Lalu lihatlah satu kecantikan harmonis, tidak lagi ada namanya orang kaya orang miskin, tidak ada orang beruntung dan tidak beruntung. Orang yang beruntung ya bantu yang tidak beruntung, orang kaya ya bantu yang miskin, itu sudah hukumnya.
Karena saya pikir begini, apa sih susahnya bagi konglomerat ya, menyisakan misalnya 10% hartanya diberikan kepada umat, atau diberikan kepada rakyat yang paling bawah. Apa susahnya? Saya terus berbicara logika. Kalau pengusaha itu pikirannya masih cost and benefit, okelah saya terima. Tapi saya meng-argue, benefit ini udah diambil, tapi you belum pernah bayar costnya loh.
Kalau kita tidak lahir di indonesia, besar di Indonesia, bisa nggak kita jadi orang terkaya 100 besar di dunia itu? Nggak ada bagiannya. Kalau kita lagi sial nih ya, tinggal di Sudan, Nigeria, Uganda, belum tentu bisa kita.
Nah kalau saya, saya renungkan, bagi saya jangan bilang 10%, 50% juga saya bagikan. Soalnya apa? Loh, apa susahnya gitu loh, kita bicara logika saja, bicara yang sangat rasional. Kita ini kalau tidak di Indonesia, tidak cari uang di Indonesia, kita tuh nggak ada apa-apanya.
Jadi kalau kita semua pengusaha ya, semua punya pikiran kaya begitu, Indonesia ini kan jadi teduh. Kita sudah tidak kelihatan lagi ada anak pinggiran di pinggir jalan, kita sudah tidak lagi anak sekolah yang nggak mampu beli seragam, kita nggak lagi lihat yang lewat pinggir kali harus lewat medan berat untuk sekolah, kita nggak lihat lagi ada orang di pelosok-pelosok yang susah makan.
Apa yang harus dilakukan agar bisa sukses seperti Anda?
Kita ini harus punya mimpi, untuk mimpi itu kita hidup. Tapi mimpi itu tidak bisa tunggu di rumah, kita harus kerja keras, cari kesempatan.
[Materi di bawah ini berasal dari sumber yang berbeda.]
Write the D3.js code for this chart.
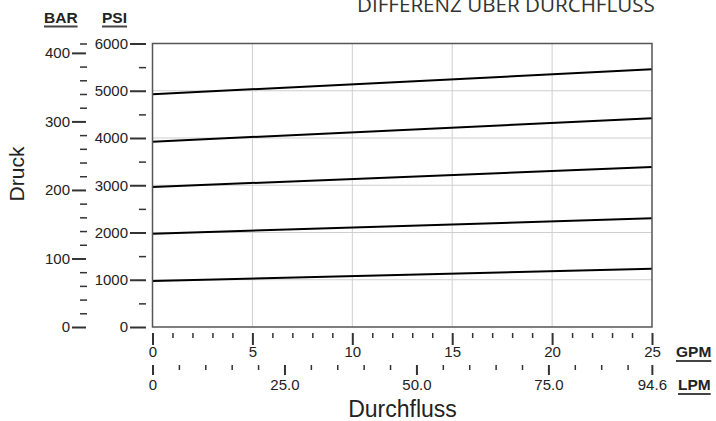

Saya sekarang umur 66 tahun, kalau dibilang saya termasuk ada sedikit kesuksesan. Itu sampai hari ini, saya bangun jam 05.30 pagi, saya kantor jam delapan sudah di kantor. Saya pulang jam enam sore. Saya malam tidak hangout, tidak keluar, tidak makan-makan di restaurant, karaoke, merumpi sana-sini seperti kebanyakan orang.
Saya itu pulang, baca korang, nonton tv, saya memperdalam saya punya pengetahuan. Hidup teratur dan sehat. Cari ilmu, kerja keras sampai kapan pun. Sampai sekarang saja, saya sekarang murid S3 Universitas Gajah Mada di UGM.